### Task instructions
Do not repeat pictures. Repeat exactly the lines of the listing below from its first line through the line with "(mainM2) at (46,164)".

### Data excerpt
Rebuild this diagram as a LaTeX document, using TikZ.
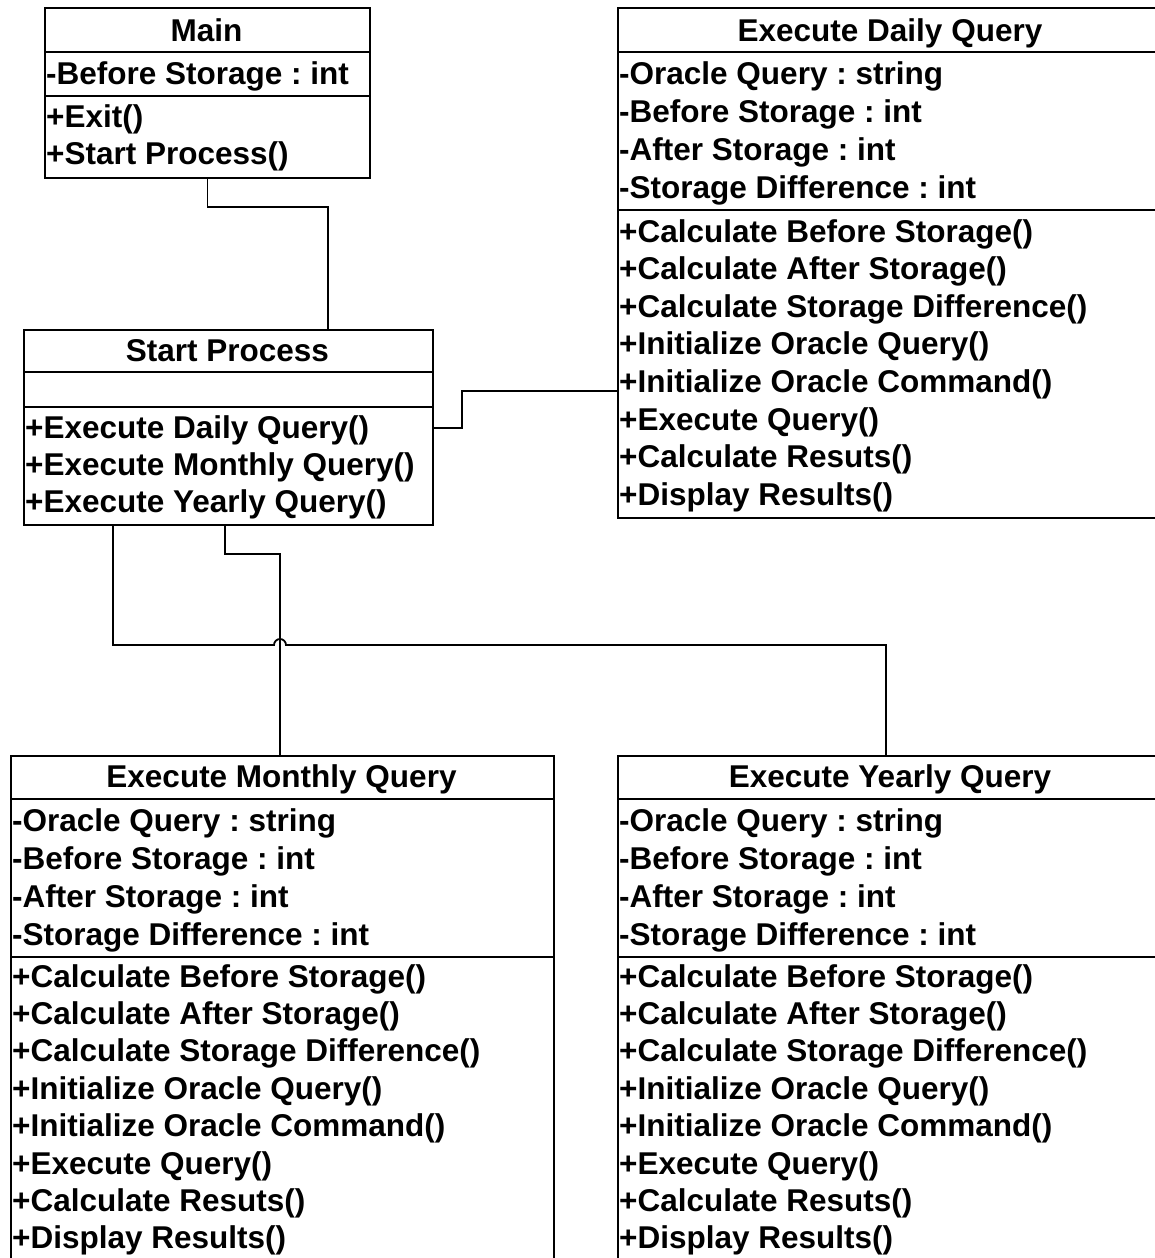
\documentclass[tikz,border=0pt]{standalone}
\usepackage{fontspec}
\setmainfont{Liberation Sans}
\usetikzlibrary{calc}
\frenchspacing
\tikzset{
  classbox/.style={draw=black, line width=2pt, inner sep=0pt, anchor=north west, fill=none},
  divline/.style={draw=black, line width=2pt},
  conn/.style={draw=black, line width=1.8pt},
  rowtext/.style={font=\fontsize{31.5}{37.7}\selectfont\bfseries\frenchspacing, inner sep=0pt, anchor=base west, text=black},
  titletext/.style={font=\fontsize{31.5}{37.7}\selectfont\bfseries\frenchspacing, inner sep=0pt, anchor=base, text=black}
}
\begin{document}
\begin{tikzpicture}[x=1pt, y=-1pt]
\useasboundingbox (0,0) rectangle (1155,1258);
\fill[white] (0,0) rectangle (1155,1258);

% ---------- Main ----------
\node[classbox, minimum width=325pt, minimum height=170pt] (main) at (44,7) {};
\draw[divline] (44,52) -- (369,52);
\draw[divline] (44,96) -- (369,96);
\node[titletext] (mainT) at (206.5,41) {Main};
\node[rowtext] (mainA1) at (46,84) {-Before Storage : int};
\node[rowtext] (mainM1) at (46,127) {+Exit()};
\node[rowtext] (mainM2) at (46,164) {+Start Process()};

% ---------- Start Process ----------
\node[classbox, minimum width=409pt, minimum height=195pt] (start) at (23,329) {};
\draw[divline] (23,372) -- (432,372);
\draw[divline] (23,407) -- (432,407);
\node[titletext] (startT) at (227.5,361) {Start Process};
\node[rowtext] (startM1) at (25,438) {+Execute Daily Query()};
\node[rowtext] (startM2) at (25,475) {+Execute Monthly Query()};
\node[rowtext] (startM3) at (25,512) {+Execute Yearly Query()};

% ---------- Execute Daily Query ----------
\node[classbox, minimum width=546pt, minimum height=510pt] (daily) at (617,7) {};
\draw[divline] (617,52) -- (1163,52);
\draw[divline] (617,210) -- (1163,210);
\node[titletext] (dailyT) at (890,41) {Execute Daily Query};
\foreach \t [count=\i] in {-Oracle Query : string,-Before Storage : int,-After Storage : int,-Storage Difference : int}
  \node[rowtext] (dailyA\i) at (619,{84+38*(\i-1)}) {\t};
\foreach \t [count=\i] in {+Calculate Before Storage(),+Calculate After Storage(),+Calculate Storage Difference(),+Initialize Oracle Query(),+Initialize Oracle Command(),+Execute Query(),+Calculate Resuts(),+Display Results()}
  \node[rowtext] (dailyM\i) at (619,{242+37.6*(\i-1)}) {\t};

% ---------- Execute Monthly Query ----------
\node[classbox, minimum width=543pt, minimum height=520pt] (monthly) at (10,755) {};
\draw[divline] (10,799) -- (553,799);
\draw[divline] (10,957) -- (553,957);
\node[titletext] (monthlyT) at (281.5,787) {Execute Monthly Query};
\foreach \t [count=\i] in {-Oracle Query : string,-Before Storage : int,-After Storage : int,-Storage Difference : int}
  \node[rowtext] (monthlyA\i) at (12,{831+38*(\i-1)}) {\t};
\foreach \t [count=\i] in {+Calculate Before Storage(),+Calculate After Storage(),+Calculate Storage Difference(),+Initialize Oracle Query(),+Initialize Oracle Command(),+Execute Query(),+Calculate Resuts(),+Display Results()}
  \node[rowtext] (monthlyM\i) at (12,{987+37.4*(\i-1)}) {\t};

% ---------- Execute Yearly Query ----------
\node[classbox, minimum width=546pt, minimum height=520pt] (yearly) at (617,755) {};
\draw[divline] (617,799) -- (1163,799);
\draw[divline] (617,957) -- (1163,957);
\node[titletext] (yearlyT) at (890,787) {Execute Yearly Query};
\foreach \t [count=\i] in {-Oracle Query : string,-Before Storage : int,-After Storage : int,-Storage Difference : int}
  \node[rowtext] (yearlyA\i) at (619,{831+38*(\i-1)}) {\t};
\foreach \t [count=\i] in {+Calculate Before Storage(),+Calculate After Storage(),+Calculate Storage Difference(),+Initialize Oracle Query(),+Initialize Oracle Command(),+Execute Query(),+Calculate Resuts(),+Display Results()}
  \node[rowtext] (yearlyM\i) at (619,{987+37.4*(\i-1)}) {\t};

% ---------- Connectors ----------
\coordinate (startIn) at ($(start.north west)+(305,0)$);
\coordinate (dailyIn) at ($(daily.north west)+(0,384)$);
\coordinate (monthIn) at ($(monthly.north west)+(270,0)$);
\coordinate (yearIn) at ($(yearly.north west)+(269,0)$);
\coordinate (startOutD) at ($(start.north east)+(0,99)$);
\coordinate (startOutY) at ($(start.south west)+(90,0)$);
\coordinate (startOutM) at ($(start.south west)+(202,0)$);

\draw[conn] (main.south) -- ++(0,28) -| (startIn);
\draw[conn] (startOutD) -- ++(28,0) |- (dailyIn);
\draw[conn] (startOutM) -- ++(0,28) -| (monthIn);
\draw[conn] (startOutY) -- ++(0,119) coordinate (yBend)
  -- ([xshift=-6pt]yBend -| monthIn) arc[start angle=180, end angle=0, radius=6pt]
  -- (yBend -| yearIn) -- (yearIn);
\end{tikzpicture}
\end{document}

### Output
Rebuild this diagram as a LaTeX document, using TikZ.
\documentclass[tikz,border=0pt]{standalone}
\usepackage{fontspec}
\setmainfont{Liberation Sans}
\usetikzlibrary{calc}
\frenchspacing
\tikzset{
  classbox/.style={draw=black, line width=2pt, inner sep=0pt, anchor=north west, fill=none},
  divline/.style={draw=black, line width=2pt},
  conn/.style={draw=black, line width=1.8pt},
  rowtext/.style={font=\fontsize{31.5}{37.7}\selectfont\bfseries\frenchspacing, inner sep=0pt, anchor=base west, text=black},
  titletext/.style={font=\fontsize{31.5}{37.7}\selectfont\bfseries\frenchspacing, inner sep=0pt, anchor=base, text=black}
}
\begin{document}
\begin{tikzpicture}[x=1pt, y=-1pt]
\useasboundingbox (0,0) rectangle (1155,1258);
\fill[white] (0,0) rectangle (1155,1258);

% ---------- Main ----------
\node[classbox, minimum width=325pt, minimum height=170pt] (main) at (44,7) {};
\draw[divline] (44,52) -- (369,52);
\draw[divline] (44,96) -- (369,96);
\node[titletext] (mainT) at (206.5,41) {Main};
\node[rowtext] (mainA1) at (46,84) {-Before Storage : int};
\node[rowtext] (mainM1) at (46,127) {+Exit()};
\node[rowtext] (mainM2) at (46,164) {+Start Process()};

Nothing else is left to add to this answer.